**Problem description**
Pictures in the data should be dropped; transcribe exactly the lines from the one that has "Output the component" through the one that has "const stack = d3.stack<any>().keys(seriesNames)(rows)".

════════════════

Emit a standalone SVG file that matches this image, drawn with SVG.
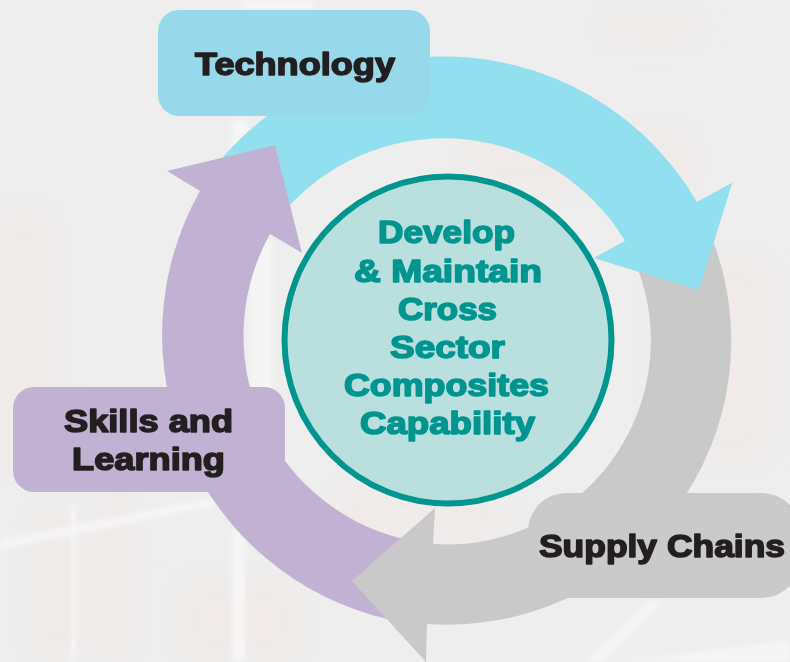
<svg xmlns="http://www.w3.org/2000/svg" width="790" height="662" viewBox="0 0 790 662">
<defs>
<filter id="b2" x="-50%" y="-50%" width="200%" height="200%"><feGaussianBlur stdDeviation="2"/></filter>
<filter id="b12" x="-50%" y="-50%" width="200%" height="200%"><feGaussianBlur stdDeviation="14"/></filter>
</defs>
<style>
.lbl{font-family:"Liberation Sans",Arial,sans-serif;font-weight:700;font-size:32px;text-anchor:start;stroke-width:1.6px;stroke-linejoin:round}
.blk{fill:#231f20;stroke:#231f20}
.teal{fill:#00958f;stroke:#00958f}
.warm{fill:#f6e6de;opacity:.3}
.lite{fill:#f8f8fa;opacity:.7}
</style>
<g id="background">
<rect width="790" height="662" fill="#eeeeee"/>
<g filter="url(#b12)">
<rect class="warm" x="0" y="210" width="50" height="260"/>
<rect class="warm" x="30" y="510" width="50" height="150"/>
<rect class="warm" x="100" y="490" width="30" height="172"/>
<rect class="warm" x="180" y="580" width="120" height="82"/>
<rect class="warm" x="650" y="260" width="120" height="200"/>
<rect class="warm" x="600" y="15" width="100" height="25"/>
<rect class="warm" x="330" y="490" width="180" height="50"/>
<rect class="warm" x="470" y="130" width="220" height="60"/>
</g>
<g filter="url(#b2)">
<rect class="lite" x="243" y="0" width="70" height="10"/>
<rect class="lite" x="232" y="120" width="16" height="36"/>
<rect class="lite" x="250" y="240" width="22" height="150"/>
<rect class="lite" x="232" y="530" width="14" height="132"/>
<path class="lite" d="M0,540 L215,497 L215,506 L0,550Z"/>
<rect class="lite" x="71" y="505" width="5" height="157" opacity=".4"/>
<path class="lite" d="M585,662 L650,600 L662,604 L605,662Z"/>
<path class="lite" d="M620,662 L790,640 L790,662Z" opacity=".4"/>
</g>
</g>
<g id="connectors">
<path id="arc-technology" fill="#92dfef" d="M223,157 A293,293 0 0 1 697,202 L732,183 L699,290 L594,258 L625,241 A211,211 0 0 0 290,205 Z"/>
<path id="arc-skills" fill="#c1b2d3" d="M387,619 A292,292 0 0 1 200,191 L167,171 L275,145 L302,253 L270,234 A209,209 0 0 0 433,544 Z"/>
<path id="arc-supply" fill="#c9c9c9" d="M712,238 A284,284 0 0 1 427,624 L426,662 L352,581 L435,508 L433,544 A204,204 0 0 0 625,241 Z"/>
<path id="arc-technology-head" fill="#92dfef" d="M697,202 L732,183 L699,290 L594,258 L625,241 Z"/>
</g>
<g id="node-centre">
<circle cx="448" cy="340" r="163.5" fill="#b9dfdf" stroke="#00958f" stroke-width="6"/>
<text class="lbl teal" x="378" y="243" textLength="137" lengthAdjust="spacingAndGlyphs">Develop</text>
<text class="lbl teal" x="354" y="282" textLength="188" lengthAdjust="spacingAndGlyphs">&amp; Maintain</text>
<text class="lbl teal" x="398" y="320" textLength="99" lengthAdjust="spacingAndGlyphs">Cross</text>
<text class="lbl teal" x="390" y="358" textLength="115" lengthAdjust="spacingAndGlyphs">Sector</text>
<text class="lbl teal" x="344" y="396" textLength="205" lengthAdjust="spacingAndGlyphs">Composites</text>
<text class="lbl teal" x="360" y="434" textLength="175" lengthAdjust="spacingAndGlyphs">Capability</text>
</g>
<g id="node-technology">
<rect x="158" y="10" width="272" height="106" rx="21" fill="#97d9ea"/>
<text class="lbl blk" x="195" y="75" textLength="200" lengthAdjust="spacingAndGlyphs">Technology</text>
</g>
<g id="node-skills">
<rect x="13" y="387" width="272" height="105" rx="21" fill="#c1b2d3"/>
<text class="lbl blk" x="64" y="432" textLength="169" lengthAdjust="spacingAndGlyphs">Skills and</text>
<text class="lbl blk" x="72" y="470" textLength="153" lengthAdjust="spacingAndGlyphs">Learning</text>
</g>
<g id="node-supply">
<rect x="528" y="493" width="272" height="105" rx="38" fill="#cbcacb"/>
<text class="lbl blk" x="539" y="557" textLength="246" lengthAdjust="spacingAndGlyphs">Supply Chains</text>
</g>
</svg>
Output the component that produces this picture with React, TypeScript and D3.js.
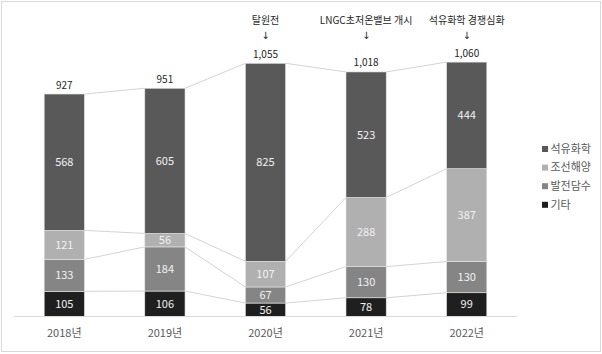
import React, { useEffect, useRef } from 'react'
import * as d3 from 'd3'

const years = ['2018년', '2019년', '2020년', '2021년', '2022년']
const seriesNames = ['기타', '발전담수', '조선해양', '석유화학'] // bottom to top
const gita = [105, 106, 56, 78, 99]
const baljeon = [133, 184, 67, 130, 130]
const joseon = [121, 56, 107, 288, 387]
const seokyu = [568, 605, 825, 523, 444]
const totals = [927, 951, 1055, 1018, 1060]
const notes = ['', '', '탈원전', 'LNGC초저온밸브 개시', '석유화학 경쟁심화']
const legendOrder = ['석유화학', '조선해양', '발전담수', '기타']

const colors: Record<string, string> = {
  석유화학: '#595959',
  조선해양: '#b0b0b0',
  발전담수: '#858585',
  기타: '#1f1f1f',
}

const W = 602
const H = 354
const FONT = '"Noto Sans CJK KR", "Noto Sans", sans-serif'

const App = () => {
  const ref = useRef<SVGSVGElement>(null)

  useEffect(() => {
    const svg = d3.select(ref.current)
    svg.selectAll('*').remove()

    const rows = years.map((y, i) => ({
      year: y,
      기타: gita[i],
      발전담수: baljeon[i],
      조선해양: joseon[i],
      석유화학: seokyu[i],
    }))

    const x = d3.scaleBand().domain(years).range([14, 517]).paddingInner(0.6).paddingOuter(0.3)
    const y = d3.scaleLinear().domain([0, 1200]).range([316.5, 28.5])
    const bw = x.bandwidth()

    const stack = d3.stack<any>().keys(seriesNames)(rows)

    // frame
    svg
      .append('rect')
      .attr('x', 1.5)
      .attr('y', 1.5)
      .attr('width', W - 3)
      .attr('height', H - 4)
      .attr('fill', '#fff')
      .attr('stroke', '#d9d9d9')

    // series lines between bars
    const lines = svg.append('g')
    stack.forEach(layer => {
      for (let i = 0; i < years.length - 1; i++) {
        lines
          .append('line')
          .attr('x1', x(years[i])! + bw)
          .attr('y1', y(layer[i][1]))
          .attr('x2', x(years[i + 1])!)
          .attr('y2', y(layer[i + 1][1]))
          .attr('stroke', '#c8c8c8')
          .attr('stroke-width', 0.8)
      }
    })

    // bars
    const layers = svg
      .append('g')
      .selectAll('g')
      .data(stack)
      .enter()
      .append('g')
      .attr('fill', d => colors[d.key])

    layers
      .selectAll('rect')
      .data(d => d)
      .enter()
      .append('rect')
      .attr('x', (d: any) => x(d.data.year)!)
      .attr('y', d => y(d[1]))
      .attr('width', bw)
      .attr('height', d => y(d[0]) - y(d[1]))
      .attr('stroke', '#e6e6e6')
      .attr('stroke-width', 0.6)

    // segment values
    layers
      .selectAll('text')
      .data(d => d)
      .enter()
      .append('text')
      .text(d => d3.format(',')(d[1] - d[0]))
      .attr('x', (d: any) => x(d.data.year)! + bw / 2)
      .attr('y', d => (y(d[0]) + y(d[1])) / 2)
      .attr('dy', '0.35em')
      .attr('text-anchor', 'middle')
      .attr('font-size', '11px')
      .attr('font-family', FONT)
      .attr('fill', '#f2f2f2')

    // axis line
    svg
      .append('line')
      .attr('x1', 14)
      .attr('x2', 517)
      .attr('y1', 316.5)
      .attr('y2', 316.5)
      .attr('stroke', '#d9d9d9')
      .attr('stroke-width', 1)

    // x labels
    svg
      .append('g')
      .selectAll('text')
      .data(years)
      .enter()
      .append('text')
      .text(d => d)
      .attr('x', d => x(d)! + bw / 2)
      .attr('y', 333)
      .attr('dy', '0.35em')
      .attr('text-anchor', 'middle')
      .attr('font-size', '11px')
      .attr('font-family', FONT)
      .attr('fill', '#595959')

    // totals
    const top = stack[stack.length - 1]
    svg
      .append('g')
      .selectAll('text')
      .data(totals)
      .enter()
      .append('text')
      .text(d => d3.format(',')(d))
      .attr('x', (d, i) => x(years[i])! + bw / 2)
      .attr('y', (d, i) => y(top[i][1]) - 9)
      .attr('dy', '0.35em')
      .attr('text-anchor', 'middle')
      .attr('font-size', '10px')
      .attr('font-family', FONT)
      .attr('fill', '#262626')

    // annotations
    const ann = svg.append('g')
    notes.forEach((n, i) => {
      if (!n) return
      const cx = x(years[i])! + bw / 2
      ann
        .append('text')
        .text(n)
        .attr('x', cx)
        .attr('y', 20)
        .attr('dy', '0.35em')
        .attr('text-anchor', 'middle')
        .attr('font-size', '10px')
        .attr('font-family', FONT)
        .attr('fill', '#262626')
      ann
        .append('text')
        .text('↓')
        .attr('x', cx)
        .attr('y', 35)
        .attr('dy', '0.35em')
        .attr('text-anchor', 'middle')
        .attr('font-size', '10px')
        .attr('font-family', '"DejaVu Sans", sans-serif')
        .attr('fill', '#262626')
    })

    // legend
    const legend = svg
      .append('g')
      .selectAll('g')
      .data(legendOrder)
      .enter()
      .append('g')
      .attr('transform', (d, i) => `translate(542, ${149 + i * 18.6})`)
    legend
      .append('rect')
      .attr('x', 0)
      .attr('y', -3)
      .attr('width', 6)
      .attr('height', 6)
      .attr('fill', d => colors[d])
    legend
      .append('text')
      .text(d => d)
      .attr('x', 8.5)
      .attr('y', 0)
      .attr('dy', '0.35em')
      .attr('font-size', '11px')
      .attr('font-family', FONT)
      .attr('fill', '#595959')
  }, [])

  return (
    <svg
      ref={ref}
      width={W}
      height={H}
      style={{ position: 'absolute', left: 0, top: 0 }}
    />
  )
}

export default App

════════════════

**Result**
Output the component that produces this picture with React, TypeScript and D3.js.
import React, { useEffect, useRef } from 'react'
import * as d3 from 'd3'

const years = ['2018년', '2019년', '2020년', '2021년', '2022년']
const seriesNames = ['기타', '발전담수', '조선해양', '석유화학'] // bottom to top
const gita = [105, 106, 56, 78, 99]
const baljeon = [133, 184, 67, 130, 130]
const joseon = [121, 56, 107, 288, 387]
const seokyu = [568, 605, 825, 523, 444]
const totals = [927, 951, 1055, 1018, 1060]
const notes = ['', '', '탈원전', 'LNGC초저온밸브 개시', '석유화학 경쟁심화']
const legendOrder = ['석유화학', '조선해양', '발전담수', '기타']

const colors: Record<string, string> = {
  석유화학: '#595959',
  조선해양: '#b0b0b0',
  발전담수: '#858585',
  기타: '#1f1f1f',
}

const W = 602
const H = 354
const FONT = '"Noto Sans CJK KR", "Noto Sans", sans-serif'

const App = () => {
  const ref = useRef<SVGSVGElement>(null)

  useEffect(() => {
    const svg = d3.select(ref.current)
    svg.selectAll('*').remove()

    const rows = years.map((y, i) => ({
      year: y,
      기타: gita[i],
      발전담수: baljeon[i],
      조선해양: joseon[i],
      석유화학: seokyu[i],
    }))

    const x = d3.scaleBand().domain(years).range([14, 517]).paddingInner(0.6).paddingOuter(0.3)
    const y = d3.scaleLinear().domain([0, 1200]).range([316.5, 28.5])
    const bw = x.bandwidth()

    const stack = d3.stack<any>().keys(seriesNames)(rows)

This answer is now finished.